Mivos Quartet, “one of America's most daring and ferocious new-music ensembles” (The Chicago Reader) and Ekmeles Vocal Ensemble, “a brilliant young ensemble defining a fresh and virtuosic American sound” (The New Yorker), present the U.S. Premiere of ET LUX (2009), a rarely performed requiem for vocal quartet and string quartet.
Renowned for his prolific outpouring of virtuosic, often hyper-Romantic works, Rihm explores a very different side of his aesthetic voice in ET LUX. The piece is inspired by his memories of singing in choirs as a youth, and reminiscences of melodies from Brahms and Mozart with fragments of text from the requiem mass. A startlingly beautiful tapestry is woven together, with bursts of intense emotion cutting through an otherworldly texture of sustained lines. ET LUX presents the listener with a requiem radically disintegrated and distilled in a profoundly personal way, while maintaining and even heightening the sense of spiritual poignancy we feel when contemplating mortality.

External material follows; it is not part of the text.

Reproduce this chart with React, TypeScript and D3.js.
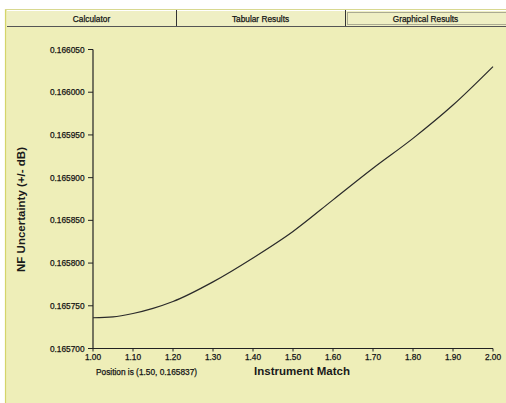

Rihm is well-known for his great penchant for German literature and poetry. Mezzo-soprano Sophie Delphis and pianist Hannah Harnest perform two sets of lieder with texts by E. Mörike (2009) and F. Rückert (2008). Both vocal cycles present poems with rich romantic metaphors and language, and very often speak about the human existence, death, and the meaning of life.

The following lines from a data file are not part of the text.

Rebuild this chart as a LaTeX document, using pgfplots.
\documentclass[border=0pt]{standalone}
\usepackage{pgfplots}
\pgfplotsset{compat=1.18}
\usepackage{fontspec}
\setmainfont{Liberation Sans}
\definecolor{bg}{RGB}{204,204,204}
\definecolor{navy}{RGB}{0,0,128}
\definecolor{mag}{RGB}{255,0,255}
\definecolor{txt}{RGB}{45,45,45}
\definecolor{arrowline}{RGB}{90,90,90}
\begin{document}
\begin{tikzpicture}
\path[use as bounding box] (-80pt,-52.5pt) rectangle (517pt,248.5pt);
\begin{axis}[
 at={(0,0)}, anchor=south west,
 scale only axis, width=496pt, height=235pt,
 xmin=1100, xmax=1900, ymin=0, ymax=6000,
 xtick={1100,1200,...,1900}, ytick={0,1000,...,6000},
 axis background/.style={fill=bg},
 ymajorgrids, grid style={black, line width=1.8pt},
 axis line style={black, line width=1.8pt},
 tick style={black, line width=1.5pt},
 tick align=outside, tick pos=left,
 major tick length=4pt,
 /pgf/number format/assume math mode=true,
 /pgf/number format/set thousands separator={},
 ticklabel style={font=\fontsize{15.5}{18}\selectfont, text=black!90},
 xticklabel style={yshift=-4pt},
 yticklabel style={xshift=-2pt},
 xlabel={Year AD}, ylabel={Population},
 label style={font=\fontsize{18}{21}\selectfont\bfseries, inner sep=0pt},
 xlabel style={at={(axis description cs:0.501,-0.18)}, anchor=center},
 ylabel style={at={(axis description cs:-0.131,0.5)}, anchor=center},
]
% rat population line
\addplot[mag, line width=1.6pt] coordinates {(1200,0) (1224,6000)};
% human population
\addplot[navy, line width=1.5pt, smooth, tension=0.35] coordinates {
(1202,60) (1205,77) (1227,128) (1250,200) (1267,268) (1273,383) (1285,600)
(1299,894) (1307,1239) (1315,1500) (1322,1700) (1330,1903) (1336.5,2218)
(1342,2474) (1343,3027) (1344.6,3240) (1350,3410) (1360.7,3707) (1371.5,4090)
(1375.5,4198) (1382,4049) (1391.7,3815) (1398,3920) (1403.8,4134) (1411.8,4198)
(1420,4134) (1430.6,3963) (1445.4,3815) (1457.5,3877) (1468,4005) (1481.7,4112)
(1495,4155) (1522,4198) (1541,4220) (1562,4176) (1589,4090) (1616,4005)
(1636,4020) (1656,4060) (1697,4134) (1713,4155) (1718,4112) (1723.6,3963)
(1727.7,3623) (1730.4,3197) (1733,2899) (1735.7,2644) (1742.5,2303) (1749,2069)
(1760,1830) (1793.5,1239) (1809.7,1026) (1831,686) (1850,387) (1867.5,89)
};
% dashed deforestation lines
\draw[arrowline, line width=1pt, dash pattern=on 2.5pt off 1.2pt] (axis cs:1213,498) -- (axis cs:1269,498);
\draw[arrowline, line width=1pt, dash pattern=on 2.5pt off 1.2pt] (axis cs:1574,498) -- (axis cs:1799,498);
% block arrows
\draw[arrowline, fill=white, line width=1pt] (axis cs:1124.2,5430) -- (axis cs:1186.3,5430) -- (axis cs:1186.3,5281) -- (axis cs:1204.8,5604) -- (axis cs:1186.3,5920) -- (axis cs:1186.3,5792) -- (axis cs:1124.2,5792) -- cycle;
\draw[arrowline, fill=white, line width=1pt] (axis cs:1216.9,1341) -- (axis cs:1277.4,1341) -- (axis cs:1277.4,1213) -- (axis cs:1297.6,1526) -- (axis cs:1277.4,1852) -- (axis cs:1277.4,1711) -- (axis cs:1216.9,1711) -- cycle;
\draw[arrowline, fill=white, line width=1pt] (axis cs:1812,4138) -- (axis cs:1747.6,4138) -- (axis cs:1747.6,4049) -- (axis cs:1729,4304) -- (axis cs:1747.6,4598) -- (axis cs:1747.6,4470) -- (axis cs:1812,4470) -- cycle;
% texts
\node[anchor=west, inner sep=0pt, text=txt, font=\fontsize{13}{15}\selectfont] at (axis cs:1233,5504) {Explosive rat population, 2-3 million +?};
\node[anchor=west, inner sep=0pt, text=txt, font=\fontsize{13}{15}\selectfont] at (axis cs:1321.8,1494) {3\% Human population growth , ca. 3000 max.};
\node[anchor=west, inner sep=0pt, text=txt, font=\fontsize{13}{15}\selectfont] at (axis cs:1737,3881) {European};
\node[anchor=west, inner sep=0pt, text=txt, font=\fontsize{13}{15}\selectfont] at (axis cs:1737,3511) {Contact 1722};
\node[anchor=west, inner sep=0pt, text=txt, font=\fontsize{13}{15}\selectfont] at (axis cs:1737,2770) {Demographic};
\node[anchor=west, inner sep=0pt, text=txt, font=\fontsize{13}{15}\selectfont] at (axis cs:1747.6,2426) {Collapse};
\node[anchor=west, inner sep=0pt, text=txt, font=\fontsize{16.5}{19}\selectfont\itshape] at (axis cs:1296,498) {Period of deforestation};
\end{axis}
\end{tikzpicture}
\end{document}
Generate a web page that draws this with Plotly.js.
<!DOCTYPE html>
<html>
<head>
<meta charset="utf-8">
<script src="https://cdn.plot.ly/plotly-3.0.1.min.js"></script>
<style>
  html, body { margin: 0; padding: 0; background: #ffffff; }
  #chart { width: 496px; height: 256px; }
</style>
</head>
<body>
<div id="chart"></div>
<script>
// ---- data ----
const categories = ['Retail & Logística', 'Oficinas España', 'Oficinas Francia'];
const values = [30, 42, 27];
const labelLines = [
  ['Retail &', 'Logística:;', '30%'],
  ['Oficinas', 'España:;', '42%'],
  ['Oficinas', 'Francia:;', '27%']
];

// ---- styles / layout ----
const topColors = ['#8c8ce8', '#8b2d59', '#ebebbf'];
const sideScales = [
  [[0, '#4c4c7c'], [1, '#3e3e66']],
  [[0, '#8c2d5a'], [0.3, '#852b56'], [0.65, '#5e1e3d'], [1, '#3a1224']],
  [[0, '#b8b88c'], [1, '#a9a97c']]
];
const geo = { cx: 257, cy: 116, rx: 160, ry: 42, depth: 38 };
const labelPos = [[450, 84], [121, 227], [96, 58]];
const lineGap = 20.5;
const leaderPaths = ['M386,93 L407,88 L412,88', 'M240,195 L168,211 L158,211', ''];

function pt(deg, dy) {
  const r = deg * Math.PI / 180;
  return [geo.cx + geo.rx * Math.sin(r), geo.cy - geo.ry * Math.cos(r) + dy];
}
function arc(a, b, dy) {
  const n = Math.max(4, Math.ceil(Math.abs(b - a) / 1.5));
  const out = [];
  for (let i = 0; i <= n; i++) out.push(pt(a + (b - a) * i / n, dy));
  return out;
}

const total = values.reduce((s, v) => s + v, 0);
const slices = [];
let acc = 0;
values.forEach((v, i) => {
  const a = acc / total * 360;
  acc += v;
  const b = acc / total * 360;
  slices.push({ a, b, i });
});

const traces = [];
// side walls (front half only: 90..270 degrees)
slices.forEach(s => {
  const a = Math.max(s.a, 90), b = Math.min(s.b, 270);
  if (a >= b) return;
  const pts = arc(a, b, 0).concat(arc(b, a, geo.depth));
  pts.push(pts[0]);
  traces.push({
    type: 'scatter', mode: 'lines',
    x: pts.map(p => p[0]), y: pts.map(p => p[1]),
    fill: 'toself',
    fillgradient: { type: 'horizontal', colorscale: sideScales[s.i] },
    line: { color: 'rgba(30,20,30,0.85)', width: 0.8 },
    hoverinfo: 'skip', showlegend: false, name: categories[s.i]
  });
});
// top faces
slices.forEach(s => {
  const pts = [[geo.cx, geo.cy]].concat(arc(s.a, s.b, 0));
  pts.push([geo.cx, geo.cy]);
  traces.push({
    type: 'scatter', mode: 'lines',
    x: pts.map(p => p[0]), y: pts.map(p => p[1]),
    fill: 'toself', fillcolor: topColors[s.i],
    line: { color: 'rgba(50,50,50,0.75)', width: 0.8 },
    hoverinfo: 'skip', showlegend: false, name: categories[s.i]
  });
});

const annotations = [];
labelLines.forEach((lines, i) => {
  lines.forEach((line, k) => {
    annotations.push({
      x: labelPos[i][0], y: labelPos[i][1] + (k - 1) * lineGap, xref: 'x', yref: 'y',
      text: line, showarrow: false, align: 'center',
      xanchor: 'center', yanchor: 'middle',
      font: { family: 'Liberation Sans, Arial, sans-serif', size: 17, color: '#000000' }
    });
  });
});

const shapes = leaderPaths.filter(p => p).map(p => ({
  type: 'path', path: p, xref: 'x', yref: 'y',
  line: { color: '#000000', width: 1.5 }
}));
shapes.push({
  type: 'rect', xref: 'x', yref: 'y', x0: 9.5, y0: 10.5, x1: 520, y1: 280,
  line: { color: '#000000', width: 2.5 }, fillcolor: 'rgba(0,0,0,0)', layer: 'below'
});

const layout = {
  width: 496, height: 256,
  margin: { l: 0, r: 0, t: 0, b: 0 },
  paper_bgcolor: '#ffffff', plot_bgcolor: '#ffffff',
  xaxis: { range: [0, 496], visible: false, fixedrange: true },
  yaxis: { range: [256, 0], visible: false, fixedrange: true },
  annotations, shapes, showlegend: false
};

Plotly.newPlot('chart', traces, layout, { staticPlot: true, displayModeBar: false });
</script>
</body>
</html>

Violinist Abigel Kralik and cellist Julian Schwarz join Harnest to perform the festival’s eponymous work, Fremde Szene II (1982-1983). Subtitled “Character Piece,” this is the middle part of a three-movement trio that is very often performed separately for its significance as “declaration of love” of the composer to Robert Schumann. Szene or “Scena” was Schumann’s supposed expression of having the project to write a piano trio. Rihm explains, “the word fremd (strange or foreign) has a deep romantic core and reminds of the opening phrases of some of the poetry that Schubert set to music. It stands for the other, the place of longing, or the place from where you might get an answer from. In this music, I used the mode of speaking of someone else, which I discussed through imitating it in my own unique way.”